__WORK TO DO__.
From the listing that follows, reproduce only the lines from the one holding "Write the Plotly code for this chart." through the one holding "import plotly.graph_objects as go", both included, with no pictures.

Stored entries
Begin

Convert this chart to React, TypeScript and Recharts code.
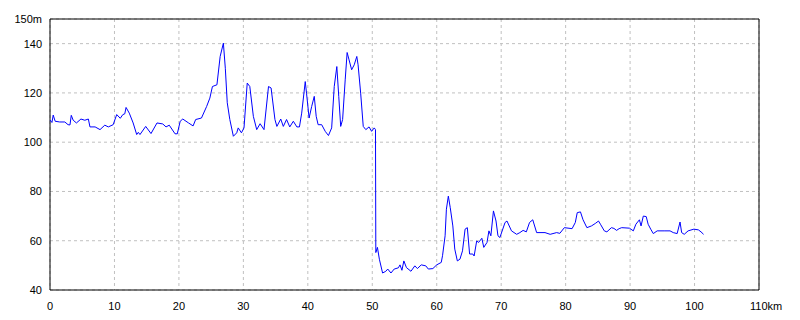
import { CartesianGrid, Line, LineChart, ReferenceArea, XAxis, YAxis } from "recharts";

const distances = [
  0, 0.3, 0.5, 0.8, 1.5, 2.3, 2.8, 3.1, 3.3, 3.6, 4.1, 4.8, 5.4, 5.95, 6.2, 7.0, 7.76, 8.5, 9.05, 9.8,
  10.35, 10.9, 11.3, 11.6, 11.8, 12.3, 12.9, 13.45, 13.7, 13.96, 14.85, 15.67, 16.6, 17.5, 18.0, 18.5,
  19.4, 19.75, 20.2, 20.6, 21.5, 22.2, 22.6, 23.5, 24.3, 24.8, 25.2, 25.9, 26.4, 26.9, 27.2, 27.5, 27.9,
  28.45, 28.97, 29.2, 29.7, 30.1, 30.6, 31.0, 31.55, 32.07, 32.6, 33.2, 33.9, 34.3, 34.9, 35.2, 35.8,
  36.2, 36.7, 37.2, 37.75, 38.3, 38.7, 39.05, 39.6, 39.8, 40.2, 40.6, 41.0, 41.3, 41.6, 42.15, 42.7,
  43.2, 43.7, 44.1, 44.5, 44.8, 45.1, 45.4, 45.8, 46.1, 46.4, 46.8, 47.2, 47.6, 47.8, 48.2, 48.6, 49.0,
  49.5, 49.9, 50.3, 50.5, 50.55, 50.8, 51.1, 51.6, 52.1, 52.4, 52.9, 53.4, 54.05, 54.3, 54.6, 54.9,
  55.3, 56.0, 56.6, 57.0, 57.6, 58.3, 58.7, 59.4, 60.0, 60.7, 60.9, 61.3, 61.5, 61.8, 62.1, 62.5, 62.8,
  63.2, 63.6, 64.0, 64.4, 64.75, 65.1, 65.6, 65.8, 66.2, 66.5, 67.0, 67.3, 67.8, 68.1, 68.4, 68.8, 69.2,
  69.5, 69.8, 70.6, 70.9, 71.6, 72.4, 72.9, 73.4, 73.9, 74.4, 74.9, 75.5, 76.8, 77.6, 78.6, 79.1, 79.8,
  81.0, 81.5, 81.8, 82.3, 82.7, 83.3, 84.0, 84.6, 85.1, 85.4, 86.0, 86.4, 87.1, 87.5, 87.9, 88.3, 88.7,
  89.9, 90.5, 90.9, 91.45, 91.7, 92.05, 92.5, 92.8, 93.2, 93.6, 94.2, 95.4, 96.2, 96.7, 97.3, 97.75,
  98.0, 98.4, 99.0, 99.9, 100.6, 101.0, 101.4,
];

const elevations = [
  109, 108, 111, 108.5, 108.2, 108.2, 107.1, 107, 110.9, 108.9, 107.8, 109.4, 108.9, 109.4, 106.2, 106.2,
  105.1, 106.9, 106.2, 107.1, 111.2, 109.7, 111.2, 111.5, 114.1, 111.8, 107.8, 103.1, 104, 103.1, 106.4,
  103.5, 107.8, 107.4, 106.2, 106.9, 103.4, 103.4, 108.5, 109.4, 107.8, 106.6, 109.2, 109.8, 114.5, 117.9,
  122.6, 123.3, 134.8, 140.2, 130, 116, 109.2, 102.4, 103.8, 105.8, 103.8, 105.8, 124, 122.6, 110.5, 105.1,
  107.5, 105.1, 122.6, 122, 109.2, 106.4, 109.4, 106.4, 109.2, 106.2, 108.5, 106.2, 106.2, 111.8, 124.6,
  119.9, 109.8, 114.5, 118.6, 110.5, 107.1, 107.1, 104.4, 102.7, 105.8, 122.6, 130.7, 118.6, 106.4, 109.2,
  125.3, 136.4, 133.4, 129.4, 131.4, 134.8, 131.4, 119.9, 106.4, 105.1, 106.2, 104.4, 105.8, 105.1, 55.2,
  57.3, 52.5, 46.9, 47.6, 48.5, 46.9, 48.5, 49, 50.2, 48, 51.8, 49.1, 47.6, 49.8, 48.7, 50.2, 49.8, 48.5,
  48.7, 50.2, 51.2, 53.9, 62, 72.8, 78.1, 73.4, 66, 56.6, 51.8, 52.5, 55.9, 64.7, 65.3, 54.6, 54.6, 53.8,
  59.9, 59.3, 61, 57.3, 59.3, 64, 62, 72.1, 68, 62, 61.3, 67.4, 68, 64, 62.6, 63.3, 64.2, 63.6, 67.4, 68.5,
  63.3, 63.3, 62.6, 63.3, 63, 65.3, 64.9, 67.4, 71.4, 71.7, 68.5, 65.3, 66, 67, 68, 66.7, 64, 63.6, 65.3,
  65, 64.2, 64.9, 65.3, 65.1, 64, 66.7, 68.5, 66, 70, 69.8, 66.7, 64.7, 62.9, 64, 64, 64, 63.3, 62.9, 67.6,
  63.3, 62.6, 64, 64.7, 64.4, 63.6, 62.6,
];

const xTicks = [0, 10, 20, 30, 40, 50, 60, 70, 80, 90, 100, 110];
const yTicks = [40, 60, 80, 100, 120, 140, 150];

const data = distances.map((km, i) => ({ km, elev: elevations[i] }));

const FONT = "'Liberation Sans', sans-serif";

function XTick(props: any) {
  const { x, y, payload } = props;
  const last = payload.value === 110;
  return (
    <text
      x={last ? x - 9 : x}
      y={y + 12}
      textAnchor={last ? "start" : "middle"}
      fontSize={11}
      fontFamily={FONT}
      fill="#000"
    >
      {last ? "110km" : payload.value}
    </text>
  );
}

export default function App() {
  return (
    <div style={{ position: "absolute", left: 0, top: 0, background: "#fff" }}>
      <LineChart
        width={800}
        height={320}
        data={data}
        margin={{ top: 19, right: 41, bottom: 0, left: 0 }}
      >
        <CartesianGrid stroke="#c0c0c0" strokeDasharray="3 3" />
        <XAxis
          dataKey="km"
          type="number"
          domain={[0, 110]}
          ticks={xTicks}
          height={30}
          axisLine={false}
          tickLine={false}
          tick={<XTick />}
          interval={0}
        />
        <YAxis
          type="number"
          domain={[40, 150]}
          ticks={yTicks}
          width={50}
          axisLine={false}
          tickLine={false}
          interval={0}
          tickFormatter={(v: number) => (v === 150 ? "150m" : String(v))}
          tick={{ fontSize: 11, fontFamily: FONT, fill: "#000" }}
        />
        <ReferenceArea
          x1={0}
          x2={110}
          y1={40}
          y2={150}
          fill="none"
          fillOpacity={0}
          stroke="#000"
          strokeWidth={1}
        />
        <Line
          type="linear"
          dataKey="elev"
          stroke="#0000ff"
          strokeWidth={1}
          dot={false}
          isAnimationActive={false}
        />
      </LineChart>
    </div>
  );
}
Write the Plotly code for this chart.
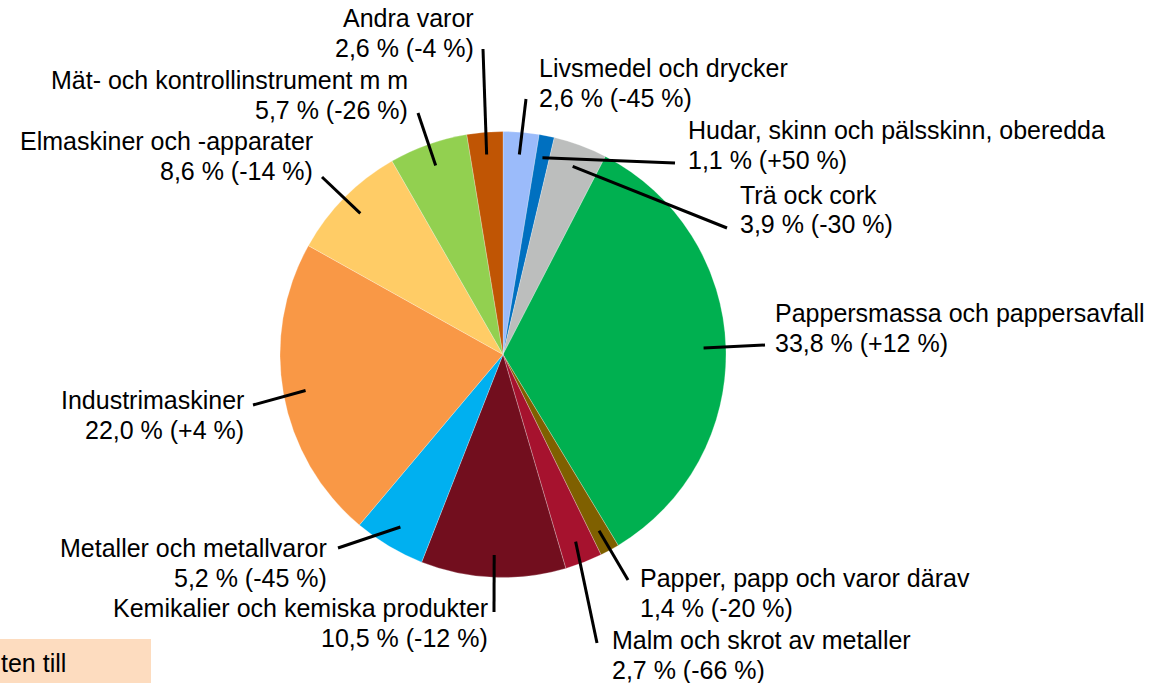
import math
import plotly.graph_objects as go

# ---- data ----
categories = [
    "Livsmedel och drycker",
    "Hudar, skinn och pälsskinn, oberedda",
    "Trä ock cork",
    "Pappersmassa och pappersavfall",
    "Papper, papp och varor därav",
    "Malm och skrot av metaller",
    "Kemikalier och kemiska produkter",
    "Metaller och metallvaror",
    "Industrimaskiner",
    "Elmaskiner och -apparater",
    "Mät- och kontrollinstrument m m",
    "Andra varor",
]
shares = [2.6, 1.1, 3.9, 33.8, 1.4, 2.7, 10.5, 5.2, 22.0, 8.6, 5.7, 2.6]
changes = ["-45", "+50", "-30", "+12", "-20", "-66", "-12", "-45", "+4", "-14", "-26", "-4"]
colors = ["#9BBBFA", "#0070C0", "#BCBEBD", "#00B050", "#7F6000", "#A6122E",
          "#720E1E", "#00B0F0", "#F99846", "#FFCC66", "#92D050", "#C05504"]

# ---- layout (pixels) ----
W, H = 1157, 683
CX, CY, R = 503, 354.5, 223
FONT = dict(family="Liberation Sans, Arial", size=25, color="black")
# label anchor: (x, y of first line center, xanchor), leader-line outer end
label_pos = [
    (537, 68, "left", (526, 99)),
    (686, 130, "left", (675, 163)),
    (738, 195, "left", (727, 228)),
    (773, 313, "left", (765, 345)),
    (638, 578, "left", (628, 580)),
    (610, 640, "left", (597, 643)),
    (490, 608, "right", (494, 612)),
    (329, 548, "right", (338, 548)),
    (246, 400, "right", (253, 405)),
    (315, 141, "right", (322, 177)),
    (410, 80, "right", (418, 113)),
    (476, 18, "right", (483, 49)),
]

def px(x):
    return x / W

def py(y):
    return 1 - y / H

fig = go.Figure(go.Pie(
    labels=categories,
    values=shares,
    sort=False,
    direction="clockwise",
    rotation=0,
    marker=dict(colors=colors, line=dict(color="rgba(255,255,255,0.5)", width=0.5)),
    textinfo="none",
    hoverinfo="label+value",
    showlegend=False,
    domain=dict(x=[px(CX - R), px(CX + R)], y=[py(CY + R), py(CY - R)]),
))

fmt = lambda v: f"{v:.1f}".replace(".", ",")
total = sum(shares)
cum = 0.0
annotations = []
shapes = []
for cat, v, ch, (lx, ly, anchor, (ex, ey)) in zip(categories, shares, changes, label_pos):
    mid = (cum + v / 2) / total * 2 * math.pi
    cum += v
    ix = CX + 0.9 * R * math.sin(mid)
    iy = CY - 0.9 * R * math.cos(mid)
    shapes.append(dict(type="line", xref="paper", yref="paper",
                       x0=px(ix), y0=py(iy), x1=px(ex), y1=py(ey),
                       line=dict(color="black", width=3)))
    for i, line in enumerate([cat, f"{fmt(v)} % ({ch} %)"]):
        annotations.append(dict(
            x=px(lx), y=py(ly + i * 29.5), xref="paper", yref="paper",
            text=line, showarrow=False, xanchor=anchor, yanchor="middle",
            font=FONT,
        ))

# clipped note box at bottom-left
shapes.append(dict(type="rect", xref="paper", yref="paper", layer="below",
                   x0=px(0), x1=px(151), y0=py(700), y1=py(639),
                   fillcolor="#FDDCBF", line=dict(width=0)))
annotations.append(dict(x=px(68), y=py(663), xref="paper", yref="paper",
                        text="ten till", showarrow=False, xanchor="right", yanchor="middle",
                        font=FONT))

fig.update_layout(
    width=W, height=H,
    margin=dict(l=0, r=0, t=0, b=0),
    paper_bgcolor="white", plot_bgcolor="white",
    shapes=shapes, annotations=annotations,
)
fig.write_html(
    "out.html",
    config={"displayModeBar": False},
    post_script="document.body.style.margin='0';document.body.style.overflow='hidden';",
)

End

__PROBLEM SOLUTION__.
Write the Plotly code for this chart.
import math
import plotly.graph_objects as go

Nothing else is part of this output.